Over the years, I had developed the habit of texting or emailing him comments after the Flyer games. Now I came to see this as a weapon in our fight to keep him alive. Attitude was critical. You had to keep looking ahead and not give in. That was how you were going to survive. The Flyers gave us a big assist in this effort. They had a poor first half of the season and were well behind in the race to earn a playoff spot. Part of the problem was a new coach and a new system, which always takes time to adjust to. There is no sport that is as much a team sport as hockey, where all twenty players have to be in rhythm and in sync for it to work. Fortunately the new coach was a good coach and the system began to kick in. But it was a long run to a playoff spot and the NHL had no pushover teams. I remember worrying at one point after a Flyers’ loss that Eddie would be depressed, and taking out my frustration on the team in a text I sent to him. But Eddie texted back dispelling my despair and saying we had a good shot. As so many times before when I relooked at the game we had lost and took into account his assessments of the players, I saw that he was right. There was time for us to do it, and we had the players that could make it happen. And sure enough we began to win, and win.
But even as the Flyers were gaining ground on their rivals, Eddie was losing his battle with the disease. The pain was getting worse and worse and there was little his doctors could do to relieve it. In February we had an email exchange that went like this:
DH: Terrible to lose a game on a bad call like that. I hope you’re doing better than when we last talked. I think about you every day buddy.
ES: Really miss you. Feeling rotten.
DH: So sorry to hear this. Wish I were a believer so I could pray for your recovery. In my heart I am praying anyway.
ES: Can’t think of anyone I’d rather have pray for me.

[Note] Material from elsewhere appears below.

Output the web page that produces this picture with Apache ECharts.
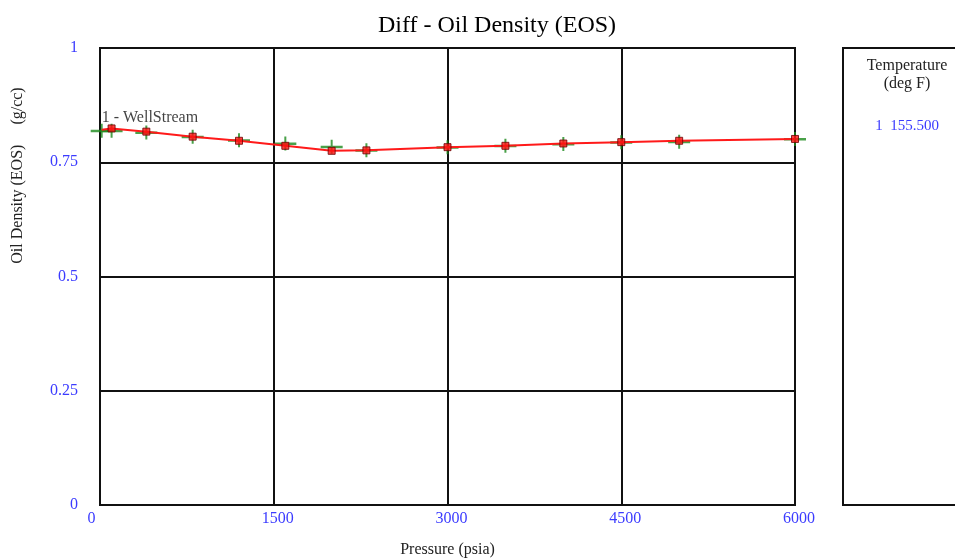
<!DOCTYPE html>
<html>
<head>
<meta charset="utf-8">
<script src="https://cdn.jsdelivr.net/npm/echarts@6/dist/echarts.min.js"></script>
<style>
  html, body { margin: 0; padding: 0; background: #ffffff; overflow: hidden; }
  #chart { width: 955px; height: 558px; }
</style>
</head>
<body>
<div id="chart"></div>
<script>
// Differential liberation: oil density (EOS) versus pressure
const pressure = [14.7, 100, 400, 800, 1200, 1600, 2000, 2300, 3000, 3500, 4000, 4500, 5000, 6000];
const calcDensity = [0.821, 0.824, 0.817, 0.806, 0.797, 0.786, 0.775, 0.776, 0.783, 0.786, 0.791, 0.794, 0.797, 0.801];
const measDensity = [0.819, 0.819, 0.815, 0.806, 0.798, 0.791, 0.784, 0.776, 0.783, 0.786, 0.790, 0.794, 0.795, 0.801];
const xTicks = [0, 1500, 3000, 4500, 6000];
const yTicks = [0, 0.25, 0.5, 0.75, 1];
const seriesName = '1 - WellStream';
const legendTitle = ['Temperature', '(deg F)'];
const legendEntry = '1  155.500';

const serif = '"Liberation Serif", "DejaVu Serif", serif';
const blue = '#3b3bff';
// filled plus sign (22 x 14 box)
const plusPath = 'path://M0,6H10V0H12V6H22V8.5H12V14H10V8.5H0Z';

// x labels start a little to the left of their tick: shift each centred label
// by padding it on one side according to its length
function xLabelRich(v) {
  const s = String(v);
  const half = s.length * 8 / 2;
  const shift = half - 12;
  return shift >= 0 ? '{r|' + s + '}' : '{l|' + s + '}';
}

const measData = pressure.map((p, i) => {
  const item = { value: [p, measDensity[i]] };
  if (i === 0) {
    item.label = {
      show: true,
      formatter: seriesName,
      position: [11, -14],
      color: '#111',
      fontFamily: serif,
      fontSize: 16
    };
  }
  return item;
});

const chart = echarts.init(document.getElementById('chart'));
chart.setOption({
  animation: false,
  backgroundColor: '#ffffff',
  title: {
    text: 'Diff - Oil Density (EOS)',
    left: 492,
    textAlign: 'center',
    top: 9,
    textStyle: { fontFamily: serif, fontSize: 24, fontWeight: 'normal', color: '#000' }
  },
  grid: {
    left: 100, right: 160, top: 48, bottom: 53,
    outerBoundsMode: 'none',
    show: true, borderColor: '#111', borderWidth: 2, backgroundColor: 'transparent'
  },
  xAxis: {
    type: 'value',
    min: xTicks[0], max: xTicks[xTicks.length - 1], interval: xTicks[1] - xTicks[0],
    name: 'Pressure (psia)',
    nameLocation: 'middle',
    nameGap: 37,
    nameTextStyle: { fontFamily: serif, fontSize: 16, color: '#222' },
    axisLine: { show: true, lineStyle: { color: '#111', width: 2 } },
    axisTick: { show: false },
    splitLine: { show: true, lineStyle: { color: '#111', width: 2 } },
    axisLabel: {
      margin: 6,
      fontFamily: serif, fontSize: 16, color: blue,
      formatter: v => xLabelRich(v),
      rich: {
        r: { fontFamily: serif, fontSize: 16, color: blue, padding: [0, 0, 0, 8] },
        l: { fontFamily: serif, fontSize: 16, color: blue, padding: [0, 17, 0, 0] }
      }
    }
  },
  yAxis: {
    type: 'value',
    min: yTicks[0], max: yTicks[yTicks.length - 1], interval: yTicks[1] - yTicks[0],
    name: 'Oil Density (EOS)     (g/cc)',
    nameLocation: 'middle',
    nameRotate: 90,
    nameGap: 74,
    nameTextStyle: { fontFamily: serif, fontSize: 16, color: '#222', padding: [0, 0, 0, 202] },
    axisLine: { show: true, lineStyle: { color: '#111', width: 2 } },
    axisTick: { show: false },
    splitLine: { show: true, lineStyle: { color: '#111', width: 2 } },
    axisLabel: {
      margin: 22,
      fontFamily: serif, fontSize: 16, color: blue,
      formatter: v => String(v)
    }
  },
  series: [
    {
      name: seriesName,
      type: 'line',
      data: pressure.map((p, i) => [p, calcDensity[i]]),
      showSymbol: false,
      symbol: 'none',
      lineStyle: { color: '#ff1a1a', width: 2 },
      z: 3
    },
    {
      name: 'measured',
      type: 'scatter',
      data: measData,
      symbol: plusPath,
      symbolSize: [22, 14],
      symbolKeepAspect: false,
      itemStyle: { color: '#1b8a1b' },
      z: 2
    },
    {
      name: 'calculated',
      type: 'scatter',
      data: pressure.slice(1).map((p, i) => [p, calcDensity[i + 1]]),
      symbol: 'rect',
      symbolSize: 7,
      itemStyle: { color: '#ff1010', borderColor: '#6a0000', borderWidth: 1 },
      z: 4
    }
  ],
  graphic: [
    {
      type: 'rect',
      shape: { x: 843, y: 48, width: 140, height: 457 },
      style: { fill: '#ffffff', stroke: '#111', lineWidth: 2 }
    },
    {
      type: 'text',
      x: 907, y: 57,
      style: {
        text: legendTitle.join('\n'),
        align: 'center',
        fill: '#222',
        font: '16px ' + serif,
        lineHeight: 18
      }
    },
    {
      type: 'text',
      x: 907, y: 119,
      style: {
        text: legendEntry,
        align: 'center',
        fill: blue,
        font: '15px ' + serif
      }
    }
  ]
});
</script>
</body>
</html>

The Flyers were a bit like Zenyatta, the Queen of racehorses. They would often start slow or fall behind and then in the last seconds of the game or in the overtime pluck victory from the jaws of defeat. On March 28, there was a game like that against the Winnipeg Jets, in which we fell behind, caught up, and then in the last 7 seconds of overtime our captain Claude Giroux shot the winning goal into the Winnipeg net. I was literally trembling with excitement with this turn of events and emailed Eddie:
DH: Holy cow! I hope you got to see it. The heart attack kids did it again!
ES: I did. Bad day.
My heart sank. I don’t know whether it was the brevity of the response or the failure to express any elation, but I just knew in my heart that this was the end. Two days later, I wrote what was my last letter to him. I had talked to his son Jay and knew the kind of pain he was in, that he was mostly in bed, and heavily medicated and that he could see the end. Earlier, when we were still talking on the phone, he had said more than once that he wanted to see me and would try to arrange it when he could. I didn’t want him to worry about this, and began my email with that. “This disease is horrible and I understand why it won’t be possible for me to come up. I am glad that your wonderful family is there. I want you to know that I love you and miss you. You are the classiest and most generous guy I ever met. You have been an inspiration to me in fighting my own illness. Thank you for being such a great guy and for being my friend.”
The Flyer players loved Ed Snider and were fighting for a playoff spot for him, and said so to the press. They had visited him in Montecito when he was still able to sit up and walk. He was, as hockey commissioner Gary Bettman said, “the heart and soul of the Flyers.” On the last day of the season the Flyers beat their archrivals the Pittsburgh Penguins and won a playoff spot. Two days later, their creator and leader - my friend Eddie - was gone.